Aim: Quote each line of the material verbatim, without the pictures.

Available data:
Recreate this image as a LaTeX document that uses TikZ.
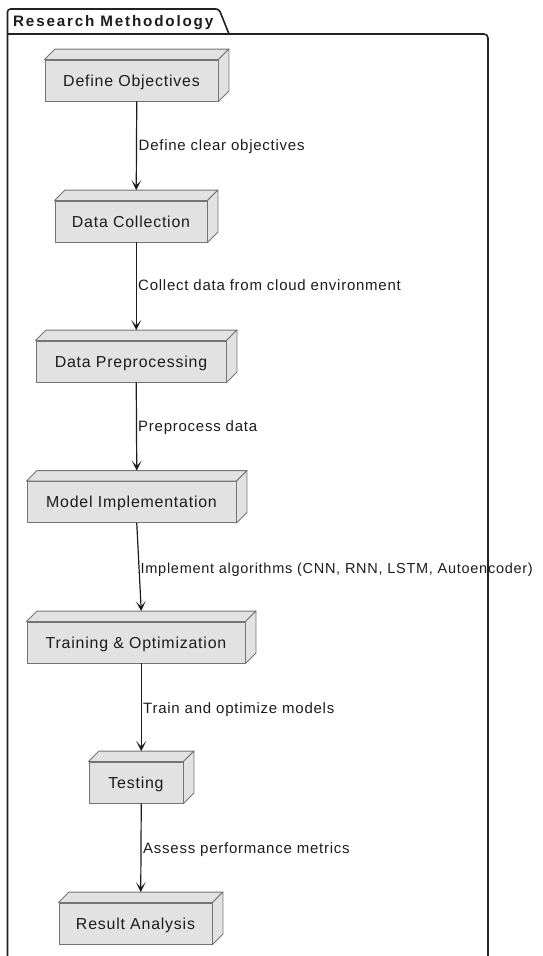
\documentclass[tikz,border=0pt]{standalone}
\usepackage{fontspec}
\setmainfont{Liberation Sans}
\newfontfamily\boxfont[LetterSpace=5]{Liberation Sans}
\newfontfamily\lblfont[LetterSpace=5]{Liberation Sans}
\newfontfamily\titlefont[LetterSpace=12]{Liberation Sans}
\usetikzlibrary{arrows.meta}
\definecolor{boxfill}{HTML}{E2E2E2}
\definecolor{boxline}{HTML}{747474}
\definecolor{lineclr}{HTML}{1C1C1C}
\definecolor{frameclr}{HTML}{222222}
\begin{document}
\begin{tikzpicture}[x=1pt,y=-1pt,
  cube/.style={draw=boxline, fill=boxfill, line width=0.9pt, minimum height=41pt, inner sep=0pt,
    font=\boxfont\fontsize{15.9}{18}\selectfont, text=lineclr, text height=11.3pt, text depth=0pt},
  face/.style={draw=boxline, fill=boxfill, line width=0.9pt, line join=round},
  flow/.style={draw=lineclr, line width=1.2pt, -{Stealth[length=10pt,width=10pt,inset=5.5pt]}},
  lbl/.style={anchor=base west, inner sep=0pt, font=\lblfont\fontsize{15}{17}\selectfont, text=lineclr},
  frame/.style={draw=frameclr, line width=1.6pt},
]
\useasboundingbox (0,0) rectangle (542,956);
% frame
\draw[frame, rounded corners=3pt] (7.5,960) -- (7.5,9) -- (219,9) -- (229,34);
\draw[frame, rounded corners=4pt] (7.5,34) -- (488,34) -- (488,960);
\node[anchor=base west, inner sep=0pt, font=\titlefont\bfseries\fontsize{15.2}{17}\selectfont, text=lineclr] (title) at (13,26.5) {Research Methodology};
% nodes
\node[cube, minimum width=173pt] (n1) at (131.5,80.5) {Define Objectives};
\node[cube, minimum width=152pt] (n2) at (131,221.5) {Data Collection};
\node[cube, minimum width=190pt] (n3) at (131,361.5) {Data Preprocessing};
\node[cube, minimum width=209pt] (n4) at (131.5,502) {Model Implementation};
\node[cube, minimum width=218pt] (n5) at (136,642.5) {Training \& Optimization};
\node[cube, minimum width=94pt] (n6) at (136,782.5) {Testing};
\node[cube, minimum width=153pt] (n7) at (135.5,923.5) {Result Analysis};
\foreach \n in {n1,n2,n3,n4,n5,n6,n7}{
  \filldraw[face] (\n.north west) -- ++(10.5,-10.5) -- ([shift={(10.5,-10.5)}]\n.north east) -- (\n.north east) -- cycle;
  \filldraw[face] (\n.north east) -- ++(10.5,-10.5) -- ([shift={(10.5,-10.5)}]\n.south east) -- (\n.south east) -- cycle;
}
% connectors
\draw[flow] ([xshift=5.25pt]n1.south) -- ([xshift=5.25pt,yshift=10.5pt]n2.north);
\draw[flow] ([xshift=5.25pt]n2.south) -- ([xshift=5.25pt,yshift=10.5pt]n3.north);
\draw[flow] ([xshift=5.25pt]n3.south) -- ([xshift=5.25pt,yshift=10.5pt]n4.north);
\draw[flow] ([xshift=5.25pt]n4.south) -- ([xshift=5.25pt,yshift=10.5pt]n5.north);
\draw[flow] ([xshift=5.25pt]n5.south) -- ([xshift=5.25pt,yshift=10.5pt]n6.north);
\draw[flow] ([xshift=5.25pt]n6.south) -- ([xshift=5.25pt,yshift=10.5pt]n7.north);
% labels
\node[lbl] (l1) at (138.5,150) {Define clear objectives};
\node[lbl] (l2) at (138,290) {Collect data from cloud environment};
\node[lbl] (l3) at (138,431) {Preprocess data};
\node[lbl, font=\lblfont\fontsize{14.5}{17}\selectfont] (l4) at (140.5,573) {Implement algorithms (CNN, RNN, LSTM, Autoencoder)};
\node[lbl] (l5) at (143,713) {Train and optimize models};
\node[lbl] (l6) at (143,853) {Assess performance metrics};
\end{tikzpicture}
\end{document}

Solution to the exercise:
Recreate this image as a LaTeX document that uses TikZ.
\documentclass[tikz,border=0pt]{standalone}
\usepackage{fontspec}
\setmainfont{Liberation Sans}
\newfontfamily\boxfont[LetterSpace=5]{Liberation Sans}
\newfontfamily\lblfont[LetterSpace=5]{Liberation Sans}
\newfontfamily\titlefont[LetterSpace=12]{Liberation Sans}
\usetikzlibrary{arrows.meta}
\definecolor{boxfill}{HTML}{E2E2E2}
\definecolor{boxline}{HTML}{747474}
\definecolor{lineclr}{HTML}{1C1C1C}
\definecolor{frameclr}{HTML}{222222}
\begin{document}
\begin{tikzpicture}[x=1pt,y=-1pt,
  cube/.style={draw=boxline, fill=boxfill, line width=0.9pt, minimum height=41pt, inner sep=0pt,
    font=\boxfont\fontsize{15.9}{18}\selectfont, text=lineclr, text height=11.3pt, text depth=0pt},
  face/.style={draw=boxline, fill=boxfill, line width=0.9pt, line join=round},
  flow/.style={draw=lineclr, line width=1.2pt, -{Stealth[length=10pt,width=10pt,inset=5.5pt]}},
  lbl/.style={anchor=base west, inner sep=0pt, font=\lblfont\fontsize{15}{17}\selectfont, text=lineclr},
  frame/.style={draw=frameclr, line width=1.6pt},
]
\useasboundingbox (0,0) rectangle (542,956);
% frame
\draw[frame, rounded corners=3pt] (7.5,960) -- (7.5,9) -- (219,9) -- (229,34);
\draw[frame, rounded corners=4pt] (7.5,34) -- (488,34) -- (488,960);
\node[anchor=base west, inner sep=0pt, font=\titlefont\bfseries\fontsize{15.2}{17}\selectfont, text=lineclr] (title) at (13,26.5) {Research Methodology};
% nodes
\node[cube, minimum width=173pt] (n1) at (131.5,80.5) {Define Objectives};
\node[cube, minimum width=152pt] (n2) at (131,221.5) {Data Collection};
\node[cube, minimum width=190pt] (n3) at (131,361.5) {Data Preprocessing};
\node[cube, minimum width=209pt] (n4) at (131.5,502) {Model Implementation};
\node[cube, minimum width=218pt] (n5) at (136,642.5) {Training \& Optimization};
\node[cube, minimum width=94pt] (n6) at (136,782.5) {Testing};
\node[cube, minimum width=153pt] (n7) at (135.5,923.5) {Result Analysis};
\foreach \n in {n1,n2,n3,n4,n5,n6,n7}{
  \filldraw[face] (\n.north west) -- ++(10.5,-10.5) -- ([shift={(10.5,-10.5)}]\n.north east) -- (\n.north east) -- cycle;
  \filldraw[face] (\n.north east) -- ++(10.5,-10.5) -- ([shift={(10.5,-10.5)}]\n.south east) -- (\n.south east) -- cycle;
}
% connectors
\draw[flow] ([xshift=5.25pt]n1.south) -- ([xshift=5.25pt,yshift=10.5pt]n2.north);
\draw[flow] ([xshift=5.25pt]n2.south) -- ([xshift=5.25pt,yshift=10.5pt]n3.north);
\draw[flow] ([xshift=5.25pt]n3.south) -- ([xshift=5.25pt,yshift=10.5pt]n4.north);
\draw[flow] ([xshift=5.25pt]n4.south) -- ([xshift=5.25pt,yshift=10.5pt]n5.north);
\draw[flow] ([xshift=5.25pt]n5.south) -- ([xshift=5.25pt,yshift=10.5pt]n6.north);
\draw[flow] ([xshift=5.25pt]n6.south) -- ([xshift=5.25pt,yshift=10.5pt]n7.north);
% labels
\node[lbl] (l1) at (138.5,150) {Define clear objectives};
\node[lbl] (l2) at (138,290) {Collect data from cloud environment};
\node[lbl] (l3) at (138,431) {Preprocess data};
\node[lbl, font=\lblfont\fontsize{14.5}{17}\selectfont] (l4) at (140.5,573) {Implement algorithms (CNN, RNN, LSTM, Autoencoder)};
\node[lbl] (l5) at (143,713) {Train and optimize models};
\node[lbl] (l6) at (143,853) {Assess performance metrics};
\end{tikzpicture}
\end{document}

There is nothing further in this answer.